British Standards has the following classifications covering the varying degrees of potential health risks to equipment users.
Class1 - The lowest level of risk, where the output laser power is below the level to cause eye damage, and this includes direct intrabeam viewing or if using optical viewing.
Class 1C - These are for products for use directly with skin contact or other tissues (with the exception of eye contact), eg. hair removal equipment. Any potential eye damage is prevented by engineering means.
Class 1M - These products produce laser beams with large diameters, where only a small part of the whole beam can enter the eye. Safe for use by the naked eye, but can be harmful if viewed using a magnifying optical instrument.
Class 2 - These have a limited output power of 1mW (milliwatt), with the beam wavelength of between 400 and 700nm. Eye damage is usually prevented by blinking or averting the eye from exposure. Products in this category include some commercial laser or barcode scanners.
Class 2M - These are products with a large diameter beam in the wavelength pf between 400 to 700nm. Again, the whole laser beam would not enter the eye, although magnifying optical instruments greatly increase the risk of damage to the eye.
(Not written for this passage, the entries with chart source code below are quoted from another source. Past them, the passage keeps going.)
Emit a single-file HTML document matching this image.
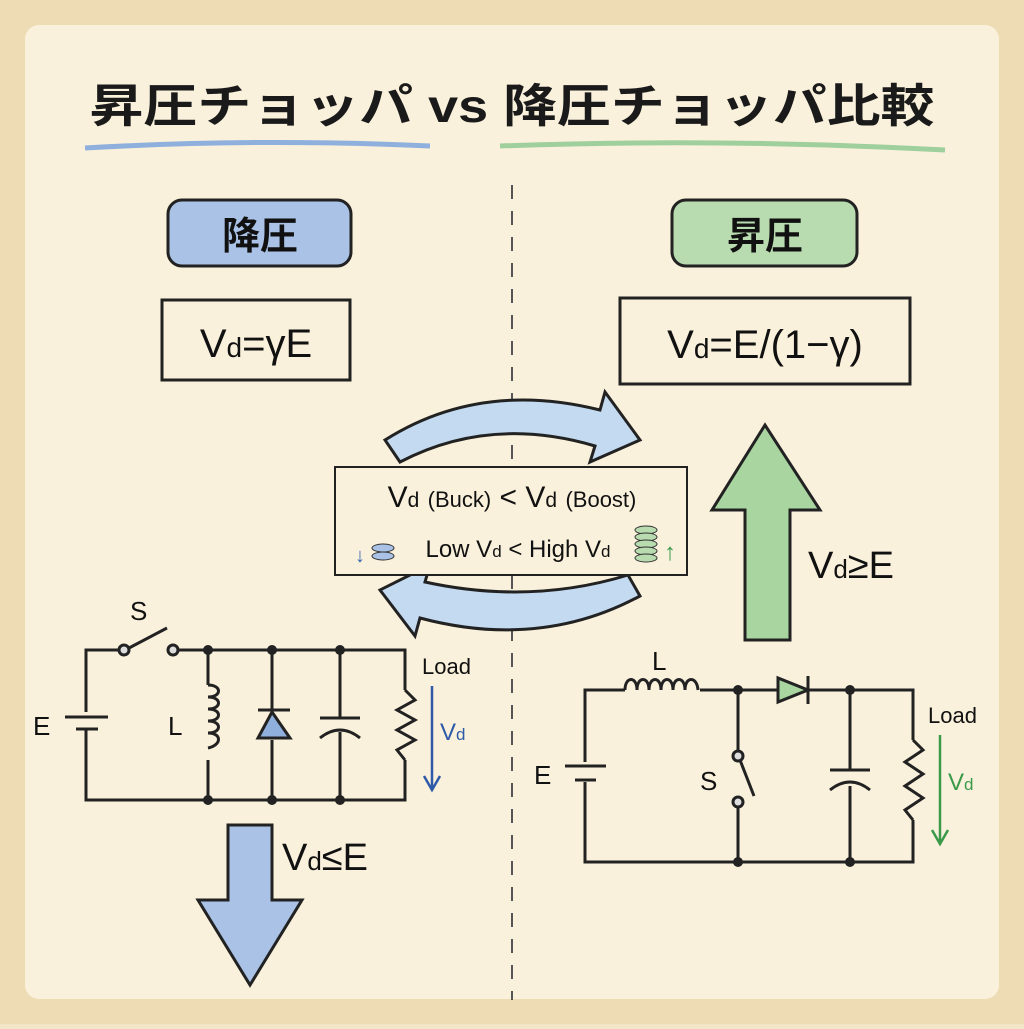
<!DOCTYPE html><html><head><meta charset="utf-8"><style>
body{margin:0;width:1024px;height:1024px;background:#f3e6c8;font-family:"Liberation Sans","Noto Sans CJK JP",sans-serif;overflow:hidden}
</style></head><body>
<svg width="1024" height="1024" viewBox="0 0 1024 1024" xmlns="http://www.w3.org/2000/svg" font-family="Liberation Sans, Noto Sans CJK JP, sans-serif">
<rect width="1024" height="1024" fill="#eedcb4"/>
<rect x="25" y="25" width="974" height="974" rx="14" fill="#faf1dc"/>
<text x="512" y="122" font-size="46" font-weight="bold" text-anchor="middle" fill="#1a1a1a" textLength="845" lengthAdjust="spacingAndGlyphs">昇圧チョッパ vs 降圧チョッパ比較</text>
<path d="M85 148 Q260 138 430 146" stroke="#8fb0dd" stroke-width="5" fill="none"/>
<path d="M500 146 Q720 138 945 150" stroke="#9fcf9c" stroke-width="5" fill="none"/>
<line x1="512" y1="185" x2="512" y2="1000" stroke="#555" stroke-width="2" stroke-dasharray="14 12"/>
<rect x="168" y="200" width="183" height="66" rx="14" fill="#a9c2e6" stroke="#222" stroke-width="3"/>
<text x="260" y="249" font-size="38" font-weight="bold" text-anchor="middle" fill="#111">降圧</text>
<rect x="672" y="200" width="185" height="66" rx="14" fill="#b8dcb0" stroke="#222" stroke-width="3"/>
<text x="765" y="249" font-size="38" font-weight="bold" text-anchor="middle" fill="#111">昇圧</text>
<rect x="162" y="300" width="188" height="80" fill="#faf1dc" stroke="#222" stroke-width="3"/>
<text x="256" y="357" font-size="40" text-anchor="middle" fill="#111">V<tspan font-size="28">d</tspan>=γE</text>
<rect x="620" y="298" width="290" height="86" fill="#faf1dc" stroke="#222" stroke-width="3"/>
<text x="765" y="358" font-size="40" text-anchor="middle" fill="#111">V<tspan font-size="28">d</tspan>=E/(1−γ)</text>
<path d="M385 440 Q480 380 600 410 L605 392 L640 440 L590 462 L595 446 Q490 415 400 462 Z" fill="#c3daf0" stroke="#222" stroke-width="3"/>
<path d="M640 596 Q540 650 420 618 L415 636 L380 590 L430 565 L425 582 Q530 605 628 575 Z" fill="#c3daf0" stroke="#222" stroke-width="3"/>
<rect x="335" y="467" width="352" height="108" fill="#faf1dc" stroke="#222" stroke-width="2"/>
<text x="512" y="507" font-size="30" text-anchor="middle" fill="#111">V<tspan font-size="21">d</tspan> <tspan font-size="22">(Buck)</tspan> &lt; V<tspan font-size="21">d</tspan> <tspan font-size="22">(Boost)</tspan></text>
<text x="518" y="557" font-size="24" text-anchor="middle" fill="#111">Low V<tspan font-size="17">d</tspan> &lt; High V<tspan font-size="17">d</tspan></text>
<text x="355" y="562" font-size="20" fill="#3a66b0">↓</text>
<ellipse cx="383" cy="548" rx="11" ry="4" fill="#a9c2e6" stroke="#333"/><ellipse cx="383" cy="556" rx="11" ry="4" fill="#a9c2e6" stroke="#333"/>
<g fill="#b8dcb0" stroke="#333"><ellipse cx="646" cy="530" rx="11" ry="4"/><ellipse cx="646" cy="537" rx="11" ry="4"/><ellipse cx="646" cy="544" rx="11" ry="4"/><ellipse cx="646" cy="551" rx="11" ry="4"/><ellipse cx="646" cy="558" rx="11" ry="4"/></g>
<text x="664" y="560" font-size="24" fill="#3a9a4a">↑</text>
<path d="M745 640 L745 510 L712 510 L765 425 L820 510 L790 510 L790 640 Z" fill="#a8d5a0" stroke="#222" stroke-width="3"/>
<text x="808" y="578" font-size="38" fill="#111">V<tspan font-size="26">d</tspan>≥E</text>
<path d="M228 825 L272 825 L272 900 L302 900 L250 985 L198 900 L228 900 Z" fill="#a9c2e6" stroke="#222" stroke-width="3"/>
<text x="282" y="870" font-size="38" fill="#111">V<tspan font-size="26">d</tspan>≤E</text>
<g stroke="#222" stroke-width="3" fill="none">
<path d="M125 650 L86 650 L86 712 M86 730 L86 800 L405 800 L405 760 M405 690 L405 650 L178 650"/>
<line x1="65" y1="717" x2="108" y2="717"/><line x1="76" y1="729" x2="98" y2="729"/>
<line x1="129" y1="648" x2="167" y2="628"/>
<circle cx="124" cy="650" r="5" fill="#ddd"/><circle cx="173" cy="650" r="5" fill="#ddd"/>
<path d="M208 650 L208 685 M208 760 L208 800"/>
<path d="M208 685 c14 0 14 12 0 12 c14 0 14 12 0 12 c14 0 14 12 0 12 c14 0 14 12 0 12 c14 0 14 12 0 15"/>
<path d="M272 650 L272 712 M272 740 L272 800"/>
<line x1="258" y1="710" x2="290" y2="710"/>
<path d="M258 738 L290 738 L272 712 Z" fill="#8fb0dd"/>
<path d="M340 650 L340 718 M340 732 L340 800"/>
<line x1="320" y1="718" x2="360" y2="718"/><path d="M320 738 Q340 722 360 738"/>
<path d="M405 690 L415 700 L397 710 L415 720 L397 730 L415 740 L397 750 L405 760"/>
</g>
<g fill="#222"><circle cx="208" cy="650" r="5"/><circle cx="272" cy="650" r="5"/><circle cx="340" cy="650" r="5"/><circle cx="208" cy="800" r="5"/><circle cx="272" cy="800" r="5"/><circle cx="340" cy="800" r="5"/></g>
<text x="130" y="620" font-size="26" fill="#111">S</text>
<text x="33" y="735" font-size="26" fill="#111">E</text>
<text x="168" y="735" font-size="26" fill="#111">L</text>
<text x="422" y="674" font-size="22" fill="#111">Load</text>
<path d="M432 686 L432 788 M424 776 L432 790 L440 776" stroke="#2e5aa8" stroke-width="2.5" fill="none"/>
<text x="440" y="740" font-size="24" fill="#2e5aa8">V<tspan font-size="17">d</tspan></text>
<g stroke="#222" stroke-width="3" fill="none">
<path d="M625 690 L585 690 L585 762 M585 782 L585 862 L913 862 L913 820 M913 740 L913 690 L808 690 M778 690 L700 690"/>
<line x1="565" y1="766" x2="606" y2="766"/><line x1="575" y1="780" x2="596" y2="780"/>
<path d="M625 690 c0 -14 12 -14 12 0 c0 -14 12 -14 12 0 c0 -14 12 -14 12 0 c0 -14 12 -14 12 0 c0 -14 12 -14 12 0 c0 -14 12 -14 13 0"/>
<path d="M778 678 L778 702 L808 690 Z" fill="#a8d5a0"/><line x1="808" y1="676" x2="808" y2="704"/>
<path d="M738 690 L738 752 M738 805 L738 862"/>
<circle cx="738" cy="756" r="5" fill="#ddd"/><circle cx="738" cy="802" r="5" fill="#ddd"/>
<line x1="740" y1="760" x2="754" y2="796"/>
<path d="M850 690 L850 770 M850 786 L850 862"/>
<line x1="830" y1="770" x2="870" y2="770"/><path d="M830 790 Q850 774 870 790"/>
<path d="M913 740 L923 750 L905 762 L923 774 L905 786 L923 798 L905 810 L913 820"/>
</g>
<g fill="#222"><circle cx="738" cy="690" r="5"/><circle cx="850" cy="690" r="5"/><circle cx="738" cy="862" r="5"/><circle cx="850" cy="862" r="5"/></g>
<text x="652" y="670" font-size="26" fill="#111">L</text>
<text x="534" y="784" font-size="26" fill="#111">E</text>
<text x="700" y="790" font-size="26" fill="#111">S</text>
<text x="928" y="723" font-size="22" fill="#111">Load</text>
<path d="M940 735 L940 842 M932 830 L940 844 L948 830" stroke="#3a9a4a" stroke-width="2.5" fill="none"/>
<text x="948" y="790" font-size="24" fill="#3a9a4a">V<tspan font-size="17">d</tspan></text>
</svg>
</body></html>
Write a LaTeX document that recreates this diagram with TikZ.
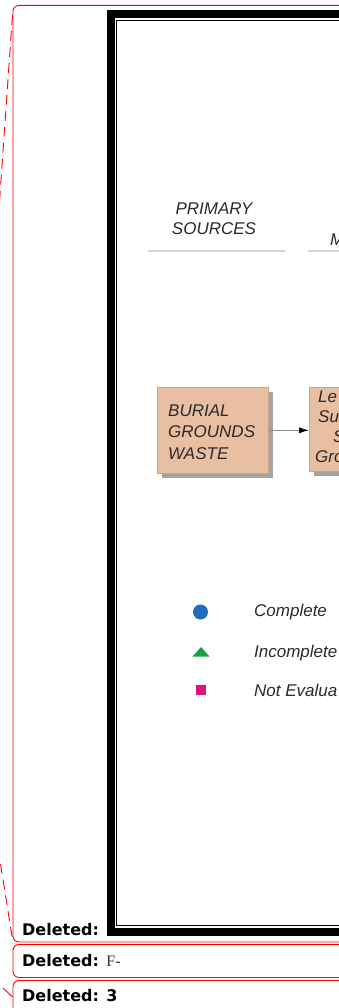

Class 3R - Higher powered devices, with a maximum power of 5MW, which can cause eye injuries by direct viewing, although this is unlikely to be extensive for short term exposure. Examples of products include laser pointers and some measuring/alignment instruments.
Class 3B - Laser powered products with output power of up to 500mW. Eye injuries can be caused by direct viewing of the beam, or from reflections. The level of eye damage is dependent on the level of radiant power, and the exposure time. Other risks include injuries to skin, or as a source of ignition of flammable materials. Examples of Class 3B products include medical and physiotherapy equipment.
Class 4 - Lasers with an output exceeding 500mW. These can cause severe injury to both skin and eyes from direct exposure or reflections, electrocution from high voltages, chemical exposure from laser dyes or gases, and can represent a fire hazard. These include laser surgery, military, industrial, scientific research and laser cutting equipment.